À l’instar du philosophe Alain Roger, nous serions tenté de dire que Vladimir Sis, en pénétrant sur des espaces qui n’ont pas encore été médiatisés, est plus « dépaysagisé » que dépaysé. La perception qu’il a du pays ne trouve aucune référence à des paysages qui lui sont familiers, en revanche elle se réfère immédiatement à sa culture artistique : le massif himalayen le renvoie à l’image des orgues des églises d’Europe. Alain Roger, en citant Montaigne[9], parle d’artialisation de la nature. Par ce processus, le pays devient paysage et peu à peu l’observateur « s’empayse », faisant peu à peu partie du décor qui lui était initialement étranger.

Fig.14 : SIS, Couverture de L’Arbre de la Vie

Dans L’Arbre de la Vie, paru en 2003, Peter Sis a encore recours aux procédés du carnet de voyage dans quatorze pages (pp.12 à 25) de son album, dédié entièrement à la vie et l’œuvre de Charles Darwin. Ces pages lui servent à présenter l’expédition autour du monde à bord du Beagle qui se déroula entre le 27 décembre 1831 et le 2 octobre 1836.

Fig.15 : SIS, 2003, p.12-13

La première double-page, sur un papier quadrillé jauni, est consacrée aux préparatifs du départ : Charles Darwin vient de recevoir du botaniste, le professeur John Henslow, son mentor, la proposition d’accompagner le capitaine Fitz-Roy « que le gouvernement a chargé d’une mission cartographique au sud du continent américain » (SIS, 2003, p.12).

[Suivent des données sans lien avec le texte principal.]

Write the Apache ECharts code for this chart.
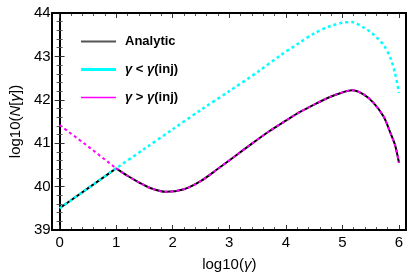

La principale préoccupation de Darwin est alors de convaincre son père de le laisser partir. Les blocs de texte et les images gravitent autour de l’image du Beagle sans une réelle logique de lecture. Le lecteur se laisse aller à la divagation dans la double-page ce qui exprime assez bien le temps relativement long de tergiversation avant que le Docteur Darwin ne donne son autorisation.

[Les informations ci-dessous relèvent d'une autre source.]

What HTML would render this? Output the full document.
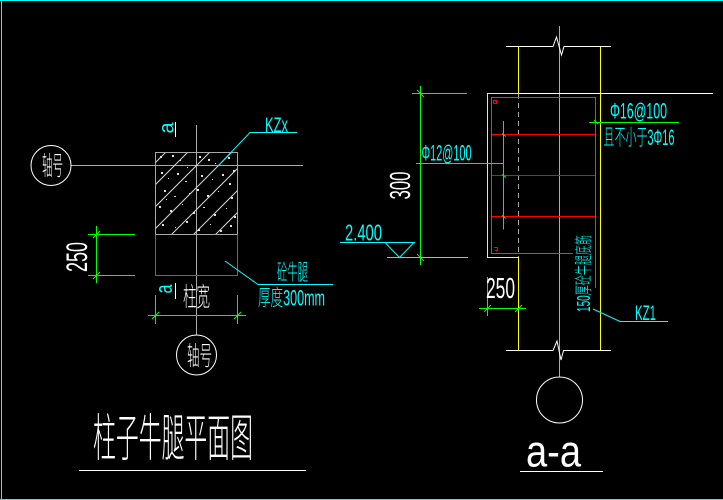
<!DOCTYPE html>
<html><head><meta charset="utf-8"><style>html,body{margin:0;padding:0;background:#000}svg{display:block}.t{font-weight:200}</style></head>
<body>
<svg width="723" height="500" viewBox="0 0 723 500" xmlns="http://www.w3.org/2000/svg" font-family="'Liberation Sans','Noto Sans CJK SC',sans-serif">
<defs>
<clipPath id="hb"><rect x="156" y="153" width="81" height="81"/></clipPath>
</defs>
<rect width="723" height="500" fill="#000"/>
<!-- border -->
<path d="M0 0.5H723M1.5 0V500M0 499.5H723" stroke="#00ffff" stroke-width="1" fill="none"/>

<!-- ============ LEFT: plan ============ -->
<path d="M71 165.5H303M196.5 125V335" stroke="#aaaaaa" stroke-width="1" fill="none"/>
<g clip-path="url(#hb)" stroke="#d8d8d8" stroke-width="1">
<path d="M318 0L0 318M340 0L0 340M362 0L0 362M384 0L0 384M406 0L0 406M428 0L0 428M450 0L0 450M472 0L0 472"/>
</g>
<g fill="#e0e0e0" clip-path="url(#hb)">
<rect x="160" y="156" width="2" height="2"/><rect x="172" y="155" width="2" height="2"/><rect x="180" y="160" width="1" height="1"/>
<rect x="199" y="156" width="2" height="2"/><rect x="208" y="159" width="2" height="2"/><rect x="215" y="163" width="1" height="1"/>
<rect x="228" y="157" width="2" height="2"/><rect x="233" y="170" width="2" height="2"/><rect x="161" y="172" width="2" height="2"/>
<rect x="168" y="178" width="1" height="1"/><rect x="177" y="173" width="2" height="2"/><rect x="185" y="181" width="2" height="1"/>
<rect x="201" y="175" width="2" height="2"/><rect x="212" y="179" width="1" height="1"/><rect x="222" y="174" width="2" height="2"/>
<rect x="229" y="183" width="2" height="2"/><rect x="164" y="190" width="2" height="2"/><rect x="174" y="196" width="2" height="1"/>
<rect x="189" y="193" width="1" height="1"/><rect x="197" y="189" width="2" height="2"/><rect x="207" y="195" width="2" height="2"/>
<rect x="218" y="191" width="1" height="1"/><rect x="231" y="197" width="2" height="2"/><rect x="159" y="206" width="2" height="2"/>
<rect x="170" y="210" width="2" height="2"/><rect x="182" y="204" width="1" height="1"/><rect x="193" y="212" width="2" height="2"/>
<rect x="203" y="207" width="2" height="1"/><rect x="214" y="214" width="2" height="2"/><rect x="226" y="208" width="1" height="1"/>
<rect x="234" y="216" width="2" height="2"/><rect x="162" y="224" width="2" height="2"/><rect x="175" y="227" width="1" height="1"/>
<rect x="186" y="221" width="2" height="2"/><rect x="198" y="229" width="2" height="2"/><rect x="210" y="224" width="1" height="1"/>
<rect x="220" y="230" width="2" height="2"/><rect x="230" y="225" width="2" height="2"/><rect x="187" y="167" width="1" height="1"/>
<rect x="166" y="199" width="1" height="1"/>
</g>
<rect x="155.5" y="152.5" width="82" height="82" fill="none" stroke="#a8a8a8" stroke-width="1"/>
<path d="M155.5 234.5V275.5H237.5V234.5" fill="none" stroke="#ff00ff" stroke-width="1"/>
<circle cx="51" cy="165.5" r="20" fill="none" stroke="#fff" stroke-width="1"/>
<text class="t" x="42" y="175" font-size="26" fill="#fff" textLength="21" lengthAdjust="spacingAndGlyphs">轴号</text>
<circle cx="196.5" cy="355" r="20" fill="none" stroke="#fff" stroke-width="1"/>
<text class="t" x="187" y="365" font-size="26" fill="#fff" textLength="25" lengthAdjust="spacingAndGlyphs">轴号</text>

<path d="M96.5 226V283M88 234.5H135M88 275.5H135" stroke="#00ff00" stroke-width="1" fill="none"/>
<path d="M93 238L100 231M93 279L100 272" stroke="#00ff00" stroke-width="1"/>
<text transform="translate(87,272) rotate(-90)" font-size="30" fill="#fff" textLength="30" lengthAdjust="spacingAndGlyphs">250</text>

<path d="M148 315.5H246M155.5 295V324M237.5 295V324" stroke="#00ff00" stroke-width="1" fill="none"/>
<path d="M152 319L159 312M234 319L241 312" stroke="#00ff00" stroke-width="1"/>
<text class="t" x="183" y="306" font-size="26" fill="#fff" textLength="27" lengthAdjust="spacingAndGlyphs">柱宽</text>

<path d="M175.5 122V137M175.5 283V299" stroke="#fff" stroke-width="1"/>
<text transform="translate(173.5,133.5) rotate(-90)" font-size="21" fill="#00ffff" textLength="11" lengthAdjust="spacingAndGlyphs">a</text>
<text transform="translate(172,293.5) rotate(-90)" font-size="24" fill="#00ffff" textLength="9" lengthAdjust="spacingAndGlyphs">a</text>

<path d="M218 166L250 132.5H297" stroke="#00ffff" stroke-width="1" fill="none"/>
<text x="265" y="132" font-size="21" fill="#00ffff" textLength="23" lengthAdjust="spacingAndGlyphs">KZx</text>
<path d="M225 261L258 284.5H333" stroke="#00ffff" stroke-width="1" fill="none"/>
<text class="t" x="277" y="280" font-size="22" fill="#00ffff" textLength="31" lengthAdjust="spacingAndGlyphs">砼牛腿</text>
<text class="t" x="258" y="305.5" font-size="22" fill="#00ffff" textLength="67" lengthAdjust="spacingAndGlyphs">厚度300mm</text>

<text class="t" x="93" y="456" font-size="51" fill="#fff" textLength="160" lengthAdjust="spacingAndGlyphs">柱子牛腿平面图</text>
<path d="M79 470.5H306" stroke="#fff" stroke-width="1"/>

<!-- ============ RIGHT: section a-a ============ -->
<path d="M559.5 26V377" stroke="#aaaaaa" stroke-width="1"/>
<path d="M506 46.5H553L556.5 37L561.5 55L564 46.5H611" stroke="#fff" stroke-width="1" fill="none"/>
<path d="M506 350.5H553L557 341L561 360L563.5 350.5H611" stroke="#fff" stroke-width="1" fill="none"/>
<path d="M518.5 46.5V93.5H487.5V257.5H518.5V350M600.5 46.5V350" stroke="#ffff00" stroke-width="1" fill="none"/>
<path d="M518.5 94V257" stroke="#aaaaaa" stroke-width="1" stroke-dasharray="5,4"/>
<path d="M519 93.5H713" stroke="#fff" stroke-width="1"/>
<path d="M573 253.5H491.5V97.5H595.5V288" stroke="#ff00ff" stroke-width="1" fill="none"/>
<path d="M492 134.5H595M492 175.5H595M492 216.5H595" stroke="#ff0000" stroke-width="1"/>
<rect x="493.5" y="100.5" width="3" height="3" fill="none" stroke="#ff0000" stroke-width="1"/>
<path d="M494 247.5H497.5V250.5H495" stroke="#ff0000" stroke-width="1" fill="none"/>
<path d="M503.5 121V229.5M416 163.5H503.5" stroke="#00ff00" stroke-width="1" fill="none"/>
<path d="M502 133.5L506 136.5M502 174.5L506 177.5M502 215.5L506 218.5" stroke="#00ff00" stroke-width="1"/>
<path d="M420.5 86V265M412 93.5H467" stroke="#00ff00" stroke-width="1" fill="none"/>
<path d="M387 257.5H468" stroke="#00ffff" stroke-width="1"/>
<path d="M417 90L424 97M417 254L424 261" stroke="#00ff00" stroke-width="1"/>
<text transform="translate(410,199.5) rotate(-90)" font-size="29" fill="#fff" textLength="28" lengthAdjust="spacingAndGlyphs">300</text>
<text x="421.5" y="160.5" font-size="22" fill="#00ffff" textLength="50" lengthAdjust="spacingAndGlyphs">Φ12@100</text>
<path d="M340 242.5H415M385 242.5L399.5 257.5L414 242.5" stroke="#00ffff" stroke-width="1" fill="none"/>
<text x="345" y="240.5" font-size="23" fill="#00ffff" textLength="37" lengthAdjust="spacingAndGlyphs">2.400</text>
<path d="M589 122.5H679" stroke="#00ff00" stroke-width="1"/>
<path d="M594 120L598 124" stroke="#00ff00" stroke-width="1"/>
<text x="610" y="118.5" font-size="22" fill="#00ffff" textLength="57" lengthAdjust="spacingAndGlyphs">Φ16@100</text>
<text class="t" x="603.5" y="145" font-size="22" fill="#00ffff" textLength="71" lengthAdjust="spacingAndGlyphs">且不小于3Φ16</text>
<text class="t" transform="translate(590,312) rotate(-90)" font-size="18" fill="#00ffff" textLength="77" lengthAdjust="spacingAndGlyphs">150厚砼牛腿底筋</text>
<path d="M593 309L620 321.5H668" stroke="#00ffff" stroke-width="1" fill="none"/>
<text x="635" y="320" font-size="21" fill="#00ffff" textLength="21" lengthAdjust="spacingAndGlyphs">KZ1</text>
<path d="M479 308.5H526M487.5 277V316" stroke="#00ff00" stroke-width="1" fill="none"/>
<path d="M484 312L491 305M515 312L522 305" stroke="#00ff00" stroke-width="1"/>
<text x="486" y="298" font-size="29" fill="#fff" textLength="29" lengthAdjust="spacingAndGlyphs">250</text>
<circle cx="559.5" cy="400" r="23" fill="none" stroke="#fff" stroke-width="1"/>
<text class="t" transform="translate(526,466.5) scale(1,1.6)" font-size="28" fill="#fff" textLength="55" lengthAdjust="spacingAndGlyphs">a-a</text>
<path d="M520 471.5H603" stroke="#fff" stroke-width="1"/>
</svg>
</body></html>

Fig.16 : SIS, 2003, p.14-15

La double-page suivante rend compte du voyage depuis l’Angleterre jusqu’au Brésil et de la vie à bord. Six paysages montrent le Beagle approchant les côtes des différents ports d’escale : Madère et le Cap-Vert, d’un côté de l’Atlantique sur la page de gauche ; les Rochers de Saint-Paul et Bahia, de l’autre côté de l’Atlantique, sur la page de droite. La dernière vignette de la page de gauche évoque la haute mer et le passage de l’équateur ; la dernière de la page de droite, l’expédition en terres fermes. L’ensemble de ces images gravitent cette fois-ci autour de deux plans du Beagle faisant ainsi référence à la vie à bord pendant cette première partie du trajet.

Fig.17 : SIS, 2003, p.16-17

Dans les deux double-pages qui suivent, Sis reproduit les pages du pseudo-carnet de voyage du naturaliste Charles Darwin. Faune, Flore, comportements ethniques, notes journalières : tout ici renvoie à ce que nous avons déjà dit du carnet de voyage. Huit pages extraites du carnet flottent au-dessus d’une ligne d’horizon tirée entre ciel et mer.

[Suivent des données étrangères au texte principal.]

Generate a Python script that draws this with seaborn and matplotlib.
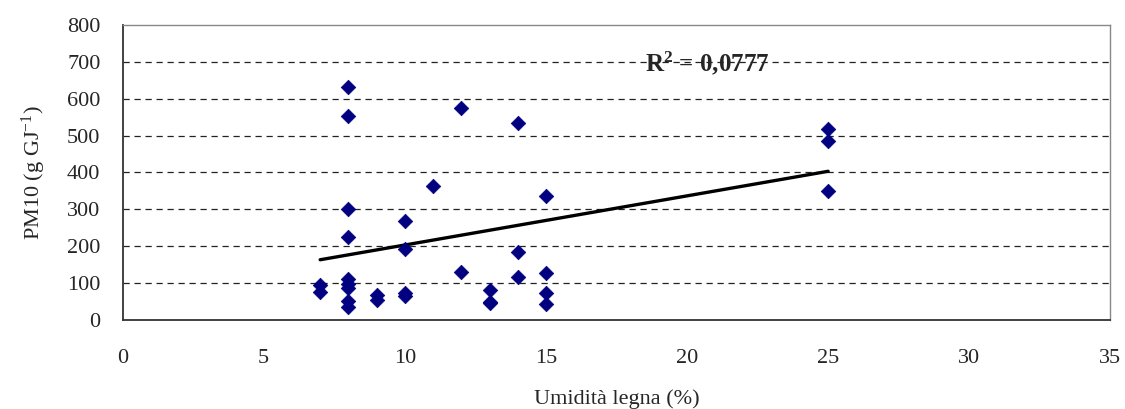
import numpy as np
import pandas as pd
import matplotlib
matplotlib.use("Agg")
import matplotlib.pyplot as plt
import seaborn as sns

# Data
umidita = [7, 7,
           8, 8, 8, 8, 8, 8, 8, 8, 8,
           9, 9,
           10, 10, 10, 10,
           11,
           12, 12,
           13, 13, 13,
           14, 14, 14,
           15, 15, 15, 15,
           25, 25, 25]
pm10 = [95, 76,
        632, 552, 302, 225, 110, 98, 86, 50, 36,
        68, 54,
        268, 191, 72, 64,
        364,
        576, 130,
        82, 48, 45,
        533, 183, 117,
        336, 126, 73, 44,
        518, 485, 350]
# linear trend line as drawn in the chart (end points)
trend_x = [7, 25]
trend_y = [163, 403]
r2_label = "0,0777"
x_ticks = [0, 5, 10, 15, 20, 25, 30, 35]
y_ticks = [0, 100, 200, 300, 400, 500, 600, 700, 800]

df = pd.DataFrame({"x": umidita, "y": pm10})
trend = pd.DataFrame({"x": trend_x, "y": trend_y})

sns.set_style("white")
plt.rcParams["font.family"] = ["Liberation Serif", "DejaVu Serif"]
plt.rcParams["mathtext.fontset"] = "custom"
plt.rcParams["mathtext.rm"] = "Liberation Serif"
plt.rcParams["mathtext.bf"] = "Liberation Serif:bold"
plt.rcParams["mathtext.it"] = "Liberation Serif:italic"

fig = plt.figure(figsize=(11.25, 4.09), dpi=100)
ax = fig.add_axes([0.109, 0.218, 0.878, 0.721])

# grid
for yv in y_ticks[1:-1]:
    ax.axhline(yv, color="#222222", lw=0.9, ls=(0, (5, 3.8)), zorder=0)

sns.scatterplot(data=df, x="x", y="y", marker="D", s=55, color="#000080",
                edgecolor="#000080", linewidth=0.5, ax=ax, zorder=3)

sns.lineplot(data=trend, x="x", y="y", color="black", lw=2.4, ax=ax, zorder=2)

ax.set_xlim(0, 35)
ax.set_ylim(0, 800)
ax.set_xticks(x_ticks)
ax.set_yticks(y_ticks)
ax.tick_params(axis="both", labelsize=16, length=7, width=1, color="#333333",
               direction="out", pad=9)
ax.tick_params(axis="x", pad=14)
ax.set_xlabel("Umidità legna (%)", fontsize=16, labelpad=15)
ax.set_ylabel("PM10 (g GJ$^{-1}$)", fontsize=16, labelpad=14)

for side in ["left", "bottom"]:
    ax.spines[side].set_color("#333333")
    ax.spines[side].set_linewidth(1.3)
for side in ["top", "right"]:
    ax.spines[side].set_color("#888888")
    ax.spines[side].set_linewidth(1.0)

ax.text(20.7, 695, r"R$^{\mathbf{2}}$ = " + r2_label, fontsize=18, fontweight="bold",
        ha="center", va="center", zorder=4)

fig.savefig("out.png", dpi=100)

Fig.18 : SIS, 2003, p.18-19

Avec la tourne de page, les notes semblent s’intensifier et se diversifier. Nous passons de huit à trente-deux pages qui occupent l’espace entier de la double-planche. Inspiré par l’exemplaire de Voyages d’Alexander Von Humboldt que Henslow lui a fourni avant de partir, Darwin diversifie ses notes et y inclut des croquis de paysages, des observations ethnologiques.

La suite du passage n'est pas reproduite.